A slow paced film that will make you hate life isn't always a bad thing, but in the case of Antichrist it is. Horrible characters on a bizarre and disgusting camping trip usually won't garner a high score. I will give this film some credit for the level of absurdity it was able to achieve. My queasy stomach and I award a score of 2 out of 10.
A fair amount of buzz surrounded this film after it premiered at Cannes. Most of the stuff I heard made me want to never see it, while still piquing my curiosity. I was intrigued to witness some of the things play out on the screen, but also somewhat scared at the same time. I would have never rented this film, but Netflix has it available on watch instantly, so I couldn't resist.
Honestly the sole reason I wanted to see this film is to view those outlandish sequences I heard about. I wanted to see if they were as shocking as everybody made it out to seem. I had no interest in the characters or the story. From the beginning I could tell this film existed for completely different reasons than most films do. Antichrist was not intended to frighten, inspire, or challenge. It was made as an indulgent piece of art, presenting you with imagery meant to disturb and disquiet the mind. For me this sort of film has little value other than providing some sense of accomplishment for putting yourself through it and coming out the other side.
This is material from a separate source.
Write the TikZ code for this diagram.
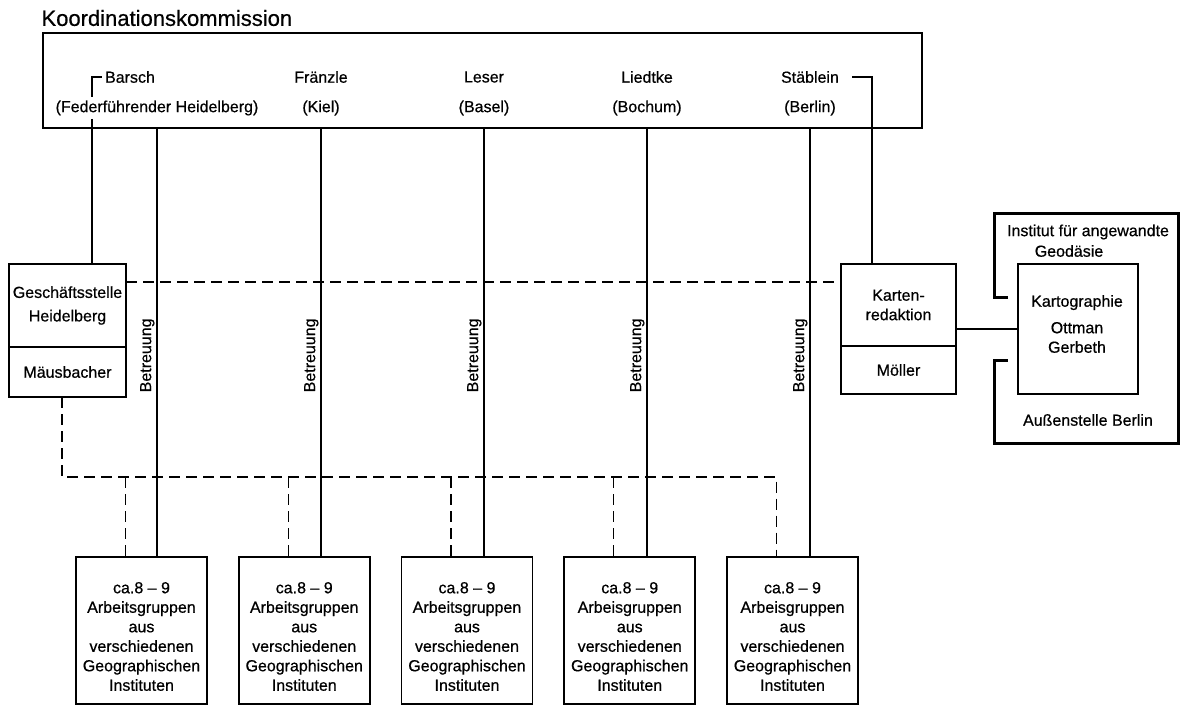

If Antichrist is actually about anything it has something to do with blame, fear, and pain. There is a lot of pain in this film; some of the emotional kind, and a lot of the physical kind. There is surely some deeper meaning to it all, but I am not sure I care to know what that is. Antichrist contains some of the most awkward and harrowing sex scenes I have ever seen in movies. Every one of them made me cringe for one reason or another. The one near the end of the film was probably the worst. Let's just say it involves Willem Defoe's nuts, a block of wood, and bloody ejaculate. While that sounds horrible, I feel like this guy deserves at least part of what he gets. As the husband character, he is loathsome. His relationship with his wife is extremely odd and seems quite unhealthy. I didn't really understand where his character was coming from. There are a few things that might explain it, but I not interested in going into depth.
Just when you think there couldn't be any more fun left in this film, they throw in another "sex" scene at the end with more genital mutilation. It just isn't something that is fun to watch. Every now and then I might find myself trying to make sense of this film. I start to consider the symbolism and attempt to assign some reason to it all. When I realize what I am doing I stop myself. There is no point in analyzing this film. Certainly there are some viewers out there that love it. I don't think less of these people, but I don't care to meet them either. If anybody wishes to share some profound insight about Antichrist I would enjoy hearing it. Maybe if you can give me a logical explanation of this film, my mind won't be so keen to drift back to its nonsense.
I definitely won't recommend this to anyone. If this review somehow makes you want to see Antichrist, I am sorry. I have done you a disservice. However, if you do watch it, I would like to hear about your reaction.